More than 60 years since the founding of the State of Israel, the Palestinians “still can’t get the words out of their mouths” to recognize the Jewish state, he added.

Beilin said the Oslo Accords were designed as a five-year negotiating framework, and that had Israeli Prime Minister Yitzhak Rabin not been assassinated in November 1995, “We would now have peace.”

Subsequent years have seen struggles to restart negotiations and rounds of violence, including a second Palestinian intifada and rockets from the Gaza Strip, with Israel taking major reprisal actions in Lebanon and the Gaza Strip.

Nonetheless, for Beilin the goal of Israel being a Jewish state with a strong democratic character and welcoming of all Jews is still paramount.

“My interest is not necessarily a Palestinian state,” he said. “All I want is a Jewish majority forever.”

Danon called for a three-state solution to include Egypt, Jordan and Israel.

“If you want to see a Palestinian state, just look at Gaza today,” he said. “We do not want to see a terrorist state in our backyard. The Israeli government has never approved any motion of a two-state solution.”

However, Israeli Prime Minister Benjamin Netanyahu on June 14, 2009 said during an address at Bar-Ilan University near Tel Aviv that Israel would agree to a Palestinian state were it demilitarized and if it recognized “Israel as the state of the Jewish people.”

For her part, Glick said that Oslo’s path of giving the Palestinians control of the West Bank was conducted under the “false premise” that it would make the conflict “immediately disappear and we would enter into a messianic era.”

Regardless, al-Omari said Oslo had lasting value as it was “a game changer” that established “mutual respect” and “a prerequisite to move forward.” He added, “We need to push for a way to get back to negotiations.”

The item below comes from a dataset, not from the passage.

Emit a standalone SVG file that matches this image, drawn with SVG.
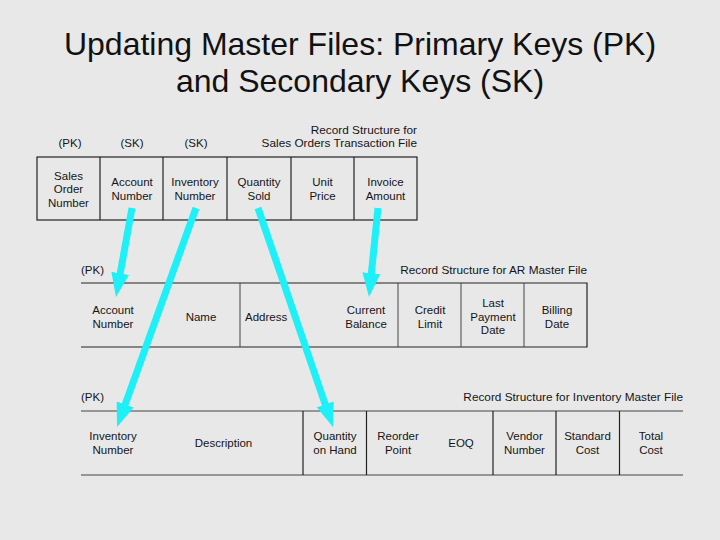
<svg xmlns="http://www.w3.org/2000/svg" width="720" height="540" viewBox="0 0 720 540">
<style>
.bg{fill:#e8e8e8}
.title{font-family:"Liberation Sans",Arial,sans-serif;font-size:32px;fill:#111;text-anchor:middle}
.t{font-family:"Liberation Sans",Arial,sans-serif;font-size:11.5px;fill:#151515;text-anchor:middle}
.l{font-family:"Liberation Sans",Arial,sans-serif;font-size:11.5px;fill:#151515;text-anchor:start}
.r{font-family:"Liberation Sans",Arial,sans-serif;font-size:11.8px;fill:#151515;text-anchor:end}
.box{fill:none;stroke:#222;stroke-width:1.2}
.ln{stroke:#222;stroke-width:1.2;fill:none}
.dv{stroke:#444;stroke-width:1;fill:none}
.arrow{stroke:#1ef0f8;stroke-width:7;fill:none;marker-end:url(#head)}
</style>
<defs>
<marker id="head" viewBox="0 0 24 18" markerWidth="24" markerHeight="18" markerUnits="userSpaceOnUse" refX="4" refY="9" orient="auto">
<path d="M0,0 L24,9 L0,18 z" fill="#1ef0f8"/>
</marker>
</defs>
<rect class="bg" x="0" y="0" width="720" height="540"/>
<g id="title">
<text class="title" x="360" y="55">Updating Master Files: Primary Keys (PK)</text>
<text class="title" x="360" y="92">and Secondary Keys (SK)</text>
</g>

<g id="sales-orders">
<text class="t" x="70" y="147">(PK)</text>
<text class="t" x="132" y="147">(SK)</text>
<text class="t" x="196" y="147">(SK)</text>
<text class="r" x="417" y="134">Record Structure for</text>
<text class="r" x="417" y="147">Sales Orders Transaction File</text>
<rect class="box" x="37" y="157" width="380" height="63"/>
<path class="ln" d="M100,157V220M163,157V220M227,157V220M291,157V220M354,157V220"/>
<g id="so-sales-order-number"><text class="t" x="68.5" y="179.5">Sales</text><text class="t" x="68.5" y="193">Order</text><text class="t" x="68.5" y="206.5">Number</text></g>
<g id="so-account-number"><text class="t" x="132" y="186">Account</text><text class="t" x="132" y="199.5">Number</text></g>
<g id="so-inventory-number"><text class="t" x="195" y="186">Inventory</text><text class="t" x="195" y="199.5">Number</text></g>
<g id="so-quantity-sold"><text class="t" x="259" y="186">Quantity</text><text class="t" x="259" y="199.5">Sold</text></g>
<g id="so-unit-price"><text class="t" x="322.5" y="186">Unit</text><text class="t" x="322.5" y="199.5">Price</text></g>
<g id="so-invoice-amount"><text class="t" x="385.5" y="186">Invoice</text><text class="t" x="385.5" y="199.5">Amount</text></g>
</g>

<g id="ar-master">
<text class="l" x="81" y="273.5">(PK)</text>
<text class="r" x="587" y="273.5">Record Structure for AR Master File</text>
<path class="ln" d="M81,283H587V347H81"/>
<path class="dv" d="M240,283V347M398,283V347M461,283V347M524,283V347"/>
<g id="ar-account-number"><text class="t" x="113" y="314">Account</text><text class="t" x="113" y="327.5">Number</text></g>
<g id="ar-name"><text class="t" x="201" y="320.5">Name</text></g>
<g id="ar-address"><text class="l" x="245" y="320.5">Address</text></g>
<g id="ar-current-balance"><text class="t" x="366" y="314">Current</text><text class="t" x="366" y="327.5">Balance</text></g>
<g id="ar-credit-limit"><text class="t" x="430" y="314">Credit</text><text class="t" x="430" y="327.5">Limit</text></g>
<g id="ar-last-payment-date"><text class="t" x="493" y="307">Last</text><text class="t" x="493" y="320.5">Payment</text><text class="t" x="493" y="334">Date</text></g>
<g id="ar-billing-date"><text class="t" x="557" y="314">Billing</text><text class="t" x="557" y="327.5">Date</text></g>
</g>

<g id="inventory-master">
<text class="l" x="81" y="401">(PK)</text>
<text class="r" x="683" y="401">Record Structure for Inventory Master File</text>
<path class="dv" d="M81,411H683M81,475H683"/>
<path class="ln" d="M303,411V475M366.5,411V475M493,411V475M556,411V475M619.5,411V475"/>
<g id="im-inventory-number"><text class="t" x="113" y="440">Inventory</text><text class="t" x="113" y="453.5">Number</text></g>
<g id="im-description"><text class="t" x="223.5" y="447">Description</text></g>
<g id="im-quantity-on-hand"><text class="t" x="335" y="440">Quantity</text><text class="t" x="335" y="453.5">on Hand</text></g>
<g id="im-reorder-point"><text class="t" x="398" y="440">Reorder</text><text class="t" x="398" y="453.5">Point</text></g>
<g id="im-eoq"><text class="t" x="461" y="447">EOQ</text></g>
<g id="im-vendor-number"><text class="t" x="524.5" y="440">Vendor</text><text class="t" x="524.5" y="453.5">Number</text></g>
<g id="im-standard-cost"><text class="t" x="587.5" y="440">Standard</text><text class="t" x="587.5" y="453.5">Cost</text></g>
<g id="im-total-cost"><text class="t" x="651" y="440">Total</text><text class="t" x="651" y="453.5">Cost</text></g>
</g>

<g id="connectors">
<line class="arrow" x1="132" y1="208" x2="119.5" y2="277.3"/>
<line class="arrow" x1="196" y1="208" x2="123.8" y2="408.2"/>
<line class="arrow" x1="258" y1="208" x2="326.5" y2="408.1"/>
<line class="arrow" x1="378" y1="208" x2="371" y2="277.1"/>
</g>
</svg>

But Elon, director of the IIACF, said during his remarks that there will be no progress until the Palestinians understand that the Jewish people “are back in Zion, back in Jerusalem.” Elon and other Israeli panelists agreed that the Palestinians also must stop glorifying violence, such as when they have named soccer fields and town squares in memory of terrorists.

“Their leaders have raised a generation of kids who value death,” Glick said. “Their highest aim in life is to become the people who want to kill my kids, your kids.”

Sitting in the audience, Rabbi Pesach Lerner, head of the National Council of Young Israel, referred to textbooks in Palestinian schools that teach hatred.

“In that environment of hate, how did we ever expect [Oslo] to work?” he asked.

Even if that issue was resolved, negotiations would not work, Danon said, because President Obama “came in to dictate,” he said. Danon called Obama “one-sided” on issues such as dealing with Palestinian refugees.

The stalemate, Miller said, has dangerous implications.

“Israel will keep their state for sure, but the Arabs and the Palestinians will not let them enjoy it,” said Miller, now a public policy fellow at the Woodrow Wilson International Center for Scholars.

Despite the current situation, Miller said there should be continued economic development in the Palestinian areas, and that Netanyahu and Palestinian Authority President Mahmoud Abbas should engage in discreet negotiations.